(19 Sep 2025)
RESTRICTION SUMMARY:
ASSOCIATED PRESS
East Lansing, Michigan – 19 August 2025
1. Wide of electric tractor during demonstration
2. Medium of people watching demonstration
3. Wide of electric tractor driving
4. SOUNDBITE (English) Ajit Srivastava, professor, Michigan State University:
"So this is an electric tractor, especially designed to meet the needs of Michigan’s specialty crop industry for a source of sustainable energy, sustainable power. It’s designed to be a utility tractor which can run on, if needed to be, on solar power or regular electrical energy for weeding operations primarily. Every farm has to have a tractor that they can use for multiple usage.”
5. Various aerial of electric tractor during demonstration ++MUTE++
6. SOUNDBITE (English) Ajit Srivastava, professor, Michigan State University:
"You need a large tractor for primary tillage, but you till once. But you do a lot of other operations, like weeding, spraying, that are light-energy operations. So you do those many, many times. So that’s why we focused on light-duty tractors, because they are used a lot more often.”

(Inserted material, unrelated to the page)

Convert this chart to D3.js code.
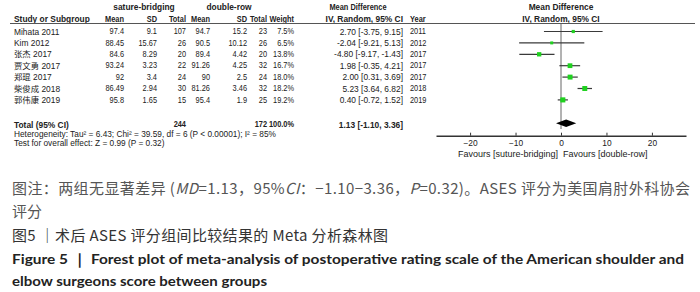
<!DOCTYPE html>
<html>
<head>
<meta charset="utf-8">
<script src="https://cdn.jsdelivr.net/npm/d3@7"></script>
<style>
  body { margin: 0; background: #fff; }
  svg { display: block; }
  .t { font-family: "Liberation Sans", Arial, "Noto Sans CJK SC", sans-serif; fill: #222; }
</style>
</head>
<body>
<svg id="chart" width="700" height="292"></svg>
<script>
// ---- data ----
const studies = ["Mihata 2011", "Kim 2012", "张杰 2017", "贾文勇 2017", "郑琨 2017", "柴俊成 2018", "郭伟康 2019"];
const sbMean = [97.4, 88.45, 84.6, 93.24, 92, 86.49, 95.8];
const sbSD   = [9.1, 15.67, 8.29, 3.23, 3.4, 2.94, 1.65];
const sbN    = [107, 26, 20, 22, 24, 30, 15];
const drMean = [94.7, 90.5, 89.4, 91.26, 90, 81.26, 95.4];
const drSD   = [15.2, 10.12, 4.42, 4.25, 2.5, 3.46, 1.9];
const drN    = [23, 26, 20, 32, 24, 32, 25];
const weights = [7.5, 6.5, 13.8, 16.7, 18.0, 18.2, 19.2];
const md     = [2.70, -2.04, -4.80, 1.98, 2.00, 5.23, 0.40];
const ciLow  = [-3.75, -9.21, -9.17, -0.35, 0.31, 3.64, -0.72];
const ciHigh = [9.15, 5.13, -1.43, 4.21, 3.69, 6.82, 1.52];
const years  = [2011, 2012, 2017, 2017, 2017, 2018, 2019];
const totalSbN = 244, totalDrN = 172, totalWeight = 100.0;
const totalMD = 1.13, totalLow = -1.10, totalHigh = 3.36;
const tickValues = [-20, -10, 0, 10, 20];
const heterogeneity = "Heterogeneity: Tau² = 6.43; Chi² = 39.59, df = 6 (P < 0.00001); I² = 85%";
const overallTest = "Test for overall effect: Z = 0.99 (P = 0.32)";
const favLeft = "Favours [suture-bridging]", favRight = "Favours [double-row]";

// ---- drawing ----
const svg = d3.select("#chart");
const fs = 8.4;     // table font size
const sx = 0.88;    // horizontal condensation of numeric columns

const y = d3.scalePoint().domain(d3.range(studies.length)).range([31.5, 99.9]);
const x = d3.scaleLinear().domain([-27.5, 27.5]).range([436, 686]);
const sq = d3.scaleSqrt().domain([0, 20]).range([0, 5.2]);

const tg = svg.append("g").attr("transform", `scale(${sx},1)`);

function txt(xp, yp, s, anchor, opts) {
  opts = opts || {};
  const cond = opts.cond ? sx : 1;
  const parent = opts.cond ? tg : svg;
  return parent.append("text").attr("class", "t")
    .attr("x", xp / cond).attr("y", yp)
    .attr("dominant-baseline", "central")
    .attr("text-anchor", anchor || "start")
    .attr("font-size", opts.size || fs)
    .attr("font-weight", opts.bold ? "bold" : "normal")
    .text(s);
}

// headers
txt(144, 7, "sature-bridging", "middle", {bold: true});
txt(229, 7, "double-row", "middle", {bold: true});
txt(358, 7, "Mean Difference", "middle", {bold: true, cond: true});
txt(561, 7, "Mean Difference", "middle", {bold: true});
txt(14, 19, "Study or Subgroup", "start", {bold: true});
txt(124, 19, "Mean", "end", {bold: true, cond: true});
txt(157, 19, "SD", "end", {bold: true, cond: true});
txt(186, 19, "Total", "end", {bold: true, cond: true});
txt(210, 19, "Mean", "end", {bold: true, cond: true});
txt(247, 19, "SD", "end", {bold: true, cond: true});
txt(267, 19, "Total", "end", {bold: true, cond: true});
txt(294, 19, "Weight", "end", {bold: true, cond: true});
txt(403, 19, "IV, Random, 95% CI", "end", {bold: true});
txt(410, 19, "Year", "start", {bold: true, cond: true});
txt(561, 19, "IV, Random, 95% CI", "middle", {bold: true});

svg.append("line").attr("x1", 10).attr("x2", 695).attr("y1", 23.5).attr("y2", 23.5)
  .attr("stroke", "#555").attr("stroke-width", 1);

// rows
const f2 = v => v.toFixed(2);
studies.forEach((s, i) => {
  const yy = y(i);
  txt(14, yy, s);
  txt(124, yy, String(sbMean[i]), "end", {cond: true});
  txt(157, yy, String(sbSD[i]), "end", {cond: true});
  txt(186, yy, String(sbN[i]), "end", {cond: true});
  txt(210, yy, String(drMean[i]), "end", {cond: true});
  txt(247, yy, String(drSD[i]), "end", {cond: true});
  txt(267, yy, String(drN[i]), "end", {cond: true});
  txt(294, yy, weights[i].toFixed(1) + "%", "end", {cond: true});
  txt(403, yy, `${f2(md[i])} [${f2(ciLow[i])}, ${f2(ciHigh[i])}]`, "end");
  txt(410, yy, String(years[i]), "start", {cond: true});
});

// totals
const yT = 124.5;
txt(14, yT, "Total (95% CI)", "start", {bold: true});
txt(186, yT, String(totalSbN), "end", {bold: true, cond: true});
txt(267, yT, String(totalDrN), "end", {bold: true, cond: true});
txt(294, yT, totalWeight.toFixed(1) + "%", "end", {bold: true, cond: true});
txt(403, yT, `${f2(totalMD)} [${f2(totalLow)}, ${f2(totalHigh)}]`, "end", {bold: true});
txt(14, 134, heterogeneity, "start", {size: 8.3});
txt(14, 142.5, overallTest, "start", {size: 8.3});

// zero line
svg.append("line").attr("x1", x(0)).attr("x2", x(0)).attr("y1", 23.5).attr("y2", 129)
  .attr("stroke", "#666").attr("stroke-width", 1);

// CI lines and squares
studies.forEach((s, i) => {
  const yy = y(i);
  svg.append("line").attr("x1", x(ciLow[i])).attr("x2", x(ciHigh[i]))
    .attr("y1", yy).attr("y2", yy).attr("stroke", "#3a3a3a").attr("stroke-width", 1.2);
  const h = sq(weights[i]);
  svg.append("rect").attr("x", x(md[i]) - h / 2).attr("y", yy - h / 2)
    .attr("width", h).attr("height", h).attr("fill", "#1fd11f");
});

// diamond
const yD = 123.3;
svg.append("path")
  .attr("d", `M${x(totalLow)},${yD} L${x(totalMD)},${yD - 3.8} L${x(totalHigh)},${yD} L${x(totalMD)},${yD + 3.8} Z`)
  .attr("fill", "#000");

// axis
const axis = d3.axisBottom(x).tickValues(tickValues).tickSizeInner(-3).tickSizeOuter(0).tickPadding(4);
const ag = svg.append("g").attr("transform", "translate(0,135.7)").call(axis);
ag.select(".domain").attr("stroke", "#333").attr("stroke-width", 1.5);
ag.selectAll(".tick line").attr("stroke", "#333");
ag.selectAll(".tick text").attr("class", "t").attr("font-size", 8.4)
  .attr("font-family", "Liberation Sans, Arial, sans-serif").attr("fill", "#222");

txt(x(0) - 3, 154, favLeft, "end", {size: 9});
txt(x(0) + 2, 154, favRight, "start", {size: 9});

// captions
const cjk = '"Noto Sans CJK SC", sans-serif';
const c1 = svg.append("text").attr("x", 12).attr("y", 187).attr("dominant-baseline", "central")
  .attr("font-family", cjk).attr("font-size", 15).attr("fill", "#555")
  .attr("textLength", 678).attr("lengthAdjust", "spacing");
c1.append("tspan").text("图注：两组无显著差异 (");
c1.append("tspan").attr("font-style", "italic").text("MD");
c1.append("tspan").text("=1.13，95%");
c1.append("tspan").attr("font-style", "italic").text("CI");
c1.append("tspan").text("：−1.10−3.36，");
c1.append("tspan").attr("font-style", "italic").text("P");
c1.append("tspan").text("=0.32)。ASES 评分为美国肩肘外科协会");

svg.append("text").attr("x", 12).attr("y", 210).attr("dominant-baseline", "central")
  .attr("font-family", cjk).attr("font-size", 15).attr("fill", "#555").text("评分");

svg.append("text").attr("x", 12).attr("y", 234).attr("dominant-baseline", "central")
  .attr("font-family", cjk).attr("font-size", 15).attr("fill", "#333")
  .attr("textLength", 376).attr("lengthAdjust", "spacing")
  .text("图5 ｜术后 ASES 评分组间比较结果的 Meta 分析森林图");

svg.append("text").attr("x", 12).attr("y", 258).attr("dominant-baseline", "central")
  .attr("font-family", "Lato, 'Open Sans', sans-serif").attr("font-weight", "bold")
  .attr("font-size", 14).attr("fill", "#222")
  .attr("textLength", 672).attr("lengthAdjust", "spacingAndGlyphs")
  .text("Figure 5 ｜ Forest plot of meta-analysis of postoperative rating scale of the American shoulder and");

svg.append("text").attr("x", 12).attr("y", 280).attr("dominant-baseline", "central")
  .attr("font-family", "Lato, 'Open Sans', sans-serif").attr("font-weight", "bold")
  .attr("font-size", 14).attr("fill", "#222")
  .attr("textLength", 255).attr("lengthAdjust", "spacingAndGlyphs")
  .text("elbow surgeons score between groups");
</script>
</body>
</html>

7. Various of Ajit Srivastava speaking during electric tractor demonstration
8. Wide of Don Dunklee climbing into electric tractor cab for test drive
9. Cutaway of Don Dunklee in electric tractor cab
10. Cutaway of Don Dunklee pushing electric tractor pedal
11. Wide of Don Dunklee driving electric tractor
12. SOUNDBITE (English) Don Dunklee, specialty crop farmer:
"We want to get everything electric on the farm, and tractor’s the last electric implement to get.”
13. Various details of electric motor
14. Detail of self-driving and GPS electronics
15. SOUNDBITE (English) Don Dunklee, specialty crop farmer:
"For cultivating on a farm, it would do a really good job. For my particular farm, I don’t know that it would work because I do so many other tasks that aren’t related to the actual growing, like hauling lumber, cutting woods, dragging logs, digging holes. And this tractor wouldn’t do that, but the work that they’re doing on this tractor is absolutely phenomenal. I can see down the road how great this can be when they get the project done.”
16. Detail of electric tractor and weeding implement
17. Cutaway of tire tracks
18. Wide of electric tractor driving inside arena
19. SOUNDBITE (English) Don Dunklee, specialty crop farmer:
"I’ll be happy to see next year when they have more of the development along, especially on the electronic side of it. Be happy to see what they come up with over time. I know it’s a development in progress, and like it should be, there’s always going to be glitches. My farm’s been glitches the whole life, so when there’s a glitch, you fix it.”
20. Wide of people inspecting electric tractor during demonstration
21. Wide of electric tractor driving in arena
STORYLINE:
Agriculture is among the largest sources of climate-warming emissions in the U.S. Though tractors are a small culprit, experts believe an environmentally friendly machine would still attract buyers interested in sustainability.
At an August event, researchers at Michigan State University asked farmers what they think of a new electric tractor. The market is so new they’re still trying to figure out if they’ve designed it well enough to excite growers of specialty crops like carrots, asparagus and blueberries.
The small, battery-powered machine isn’t meant to replace the giant diesel tractors used on big commercial soy or corn operations. Powerful enough technology for that could be decades away.